Narile, Rowley’s “climate of fear” did not begin in 1993. I have been reading those same criticisms of the FBI since the mid 1970s. Note that Rowley did not highlight a fear of crossing some PC line, she criticized the excessive bureaucracy of the FBI and the bureaucratic rules (and implied pecking orders and backstabbing) that prevented anyone from addressing any issue outside the rigid chain of command. These criticisms of the FBI were rampant under Reagan (and were voiced under Carter and Ford).
Tranquilis, I have no doubt that appointees have disrupted departments in many cases. I have several stories of people leaving for similar problems (although my stories all date to the 1982 - 1990 period). However, it takes more than a few disrupted departments to destroy the effectiveness of an entire agency.
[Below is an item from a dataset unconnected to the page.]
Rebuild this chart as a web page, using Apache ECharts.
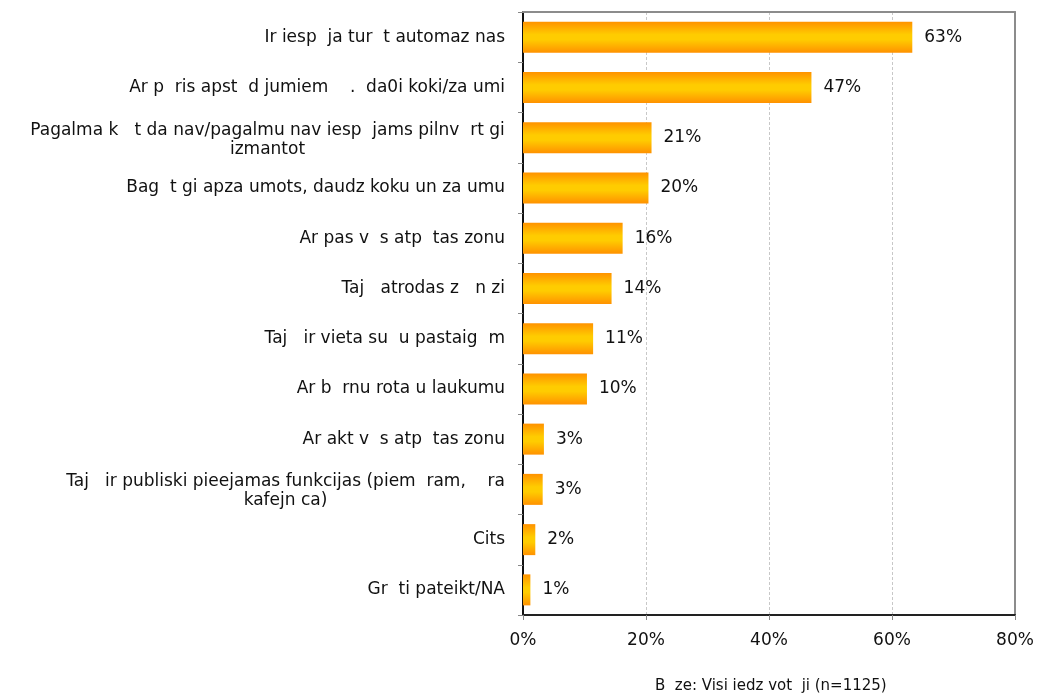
<!DOCTYPE html>
<html>
<head>
<meta charset="utf-8">
<script src="https://cdn.jsdelivr.net/npm/echarts@6/dist/echarts.min.js"></script>
<style>
html,body{margin:0;padding:0;background:#fff;}
#chart{width:1037px;height:698px;}
</style>
</head>
<body>
<div id="chart"></div>
<script>
var categories = [
  "Ir iesp  ja tur  t automaz nas",
  "Ar p  ris apst  d jumiem    .  da0i koki/za umi",
  "Pagalma k   t da nav/pagalmu nav iesp  jams pilnv  rt gi\nizmantot",
  "Bag  t gi apza umots, daudz koku un za umu",
  "Ar pas v  s atp  tas zonu",
  "Taj   atrodas z   n zi",
  "Taj   ir vieta su  u pastaig  m",
  "Ar b  rnu rota u laukumu",
  "Ar akt v  s atp  tas zonu",
  "Taj   ir publiski pieejamas funkcijas (piem  ram,    ra\nkafejn ca)",
  "Cits",
  "Gr  ti pateikt/NA"
];
var values = [63.3, 46.9, 20.9, 20.4, 16.2, 14.4, 11.4, 10.4, 3.4, 3.2, 2.0, 1.2];
var xTicks = [0, 20, 40, 60, 80];
var footnote = "B  ze: Visi iedz vot  ji (n=1125)";

var FONT = '"DejaVu Sans", sans-serif';
var FS = 17;
var measureCtx = document.createElement('canvas').getContext('2d');
measureCtx.font = FS + 'px ' + FONT;

var rich = {};
categories.forEach(function (c) {
  if (c.indexOf('\n') >= 0) {
    var w = Math.round(measureCtx.measureText(c.split('\n')[0]).width);
    rich['c' + w] = {width: w, align: 'center', fontFamily: FONT, fontSize: FS, color: '#111', lineHeight: 19, padding: [4, 0, 0, 0]};
  }
});

var chart = echarts.init(document.getElementById('chart'));
chart.setOption({
  animation: false,
  backgroundColor: '#fff',
  grid: {left: 523, right: 22, top: 12, bottom: 83, containLabel: false},
  xAxis: [{
    type: 'value', min: xTicks[0], max: xTicks[xTicks.length - 1], interval: 20,
    axisLine: {show: true, lineStyle: {color: '#222', width: 2}},
    axisTick: {show: true, length: 5, lineStyle: {color: '#888'}},
    axisLabel: {formatter: '{value}%', fontFamily: FONT, fontSize: FS, color: '#111', margin: 17},
    splitLine: {show: true, lineStyle: {color: '#c8c8c8', type: [3, 2]}}
  }, {
    type: 'value', position: 'top', min: xTicks[0], max: xTicks[xTicks.length - 1], interval: 20,
    axisLine: {show: true, lineStyle: {color: '#8c8c8c', width: 2}},
    axisTick: {show: false}, axisLabel: {show: false}, splitLine: {show: false}
  }],
  yAxis: [{
    type: 'category', data: categories, inverse: true,
    axisLine: {show: true, onZero: false, lineStyle: {color: '#111', width: 2}},
    axisTick: {show: true, length: 5, lineStyle: {color: '#888'}},
    axisLabel: {
      fontFamily: FONT, fontSize: FS, color: '#111', margin: 18, lineHeight: 19,
      formatter: function (v) {
        if (v.indexOf('\n') < 0) return v;
        var lines = v.split('\n');
        var w = Math.round(measureCtx.measureText(lines[0]).width);
        return lines.map(function (l) { return '{c' + w + '|' + l + '}'; }).join('\n');
      },
      rich: rich
    }
  }, {
    type: 'category', data: categories, inverse: true, position: 'right',
    axisLine: {show: true, onZero: false, lineStyle: {color: '#8c8c8c', width: 2}},
    axisTick: {show: false}, axisLabel: {show: false}, splitLine: {show: false}
  }],
  series: [{
    type: 'bar', data: values, barWidth: 31, xAxisIndex: 0, yAxisIndex: 0,
    itemStyle: {color: new echarts.graphic.LinearGradient(0, 0, 0, 1, [
      {offset: 0, color: '#ff9200'}, {offset: 0.42, color: '#ffcc00'}, {offset: 0.58, color: '#ffcc00'}, {offset: 1, color: '#ff9200'}
    ])},
    label: {show: true, position: 'right', distance: 12, fontFamily: FONT, fontSize: FS, color: '#111',
      formatter: function (p) { return Math.round(p.value) + '%'; }}
  }],
  graphic: [{type: 'text', left: 655, top: 679, style: {text: footnote, font: '15px ' + FONT, fill: '#111'}}]
});
</script>
</body>
</html>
tomndebb, if you reread my post carefully, you will notice I didn’t say it started with the Clintons, I said their appointments increased the degree of the problem to a very large degree by their appointments. Indeed my fathers complaints go back to the mid to late eighties, but he saw a marked increase in the idiocy of the services ( Civil, Intelligence, and Military, he worked with all three.) starting around 1994-1995. Most of which were caused by badly implimented/thoughtout policy changes decided upon by said appointees.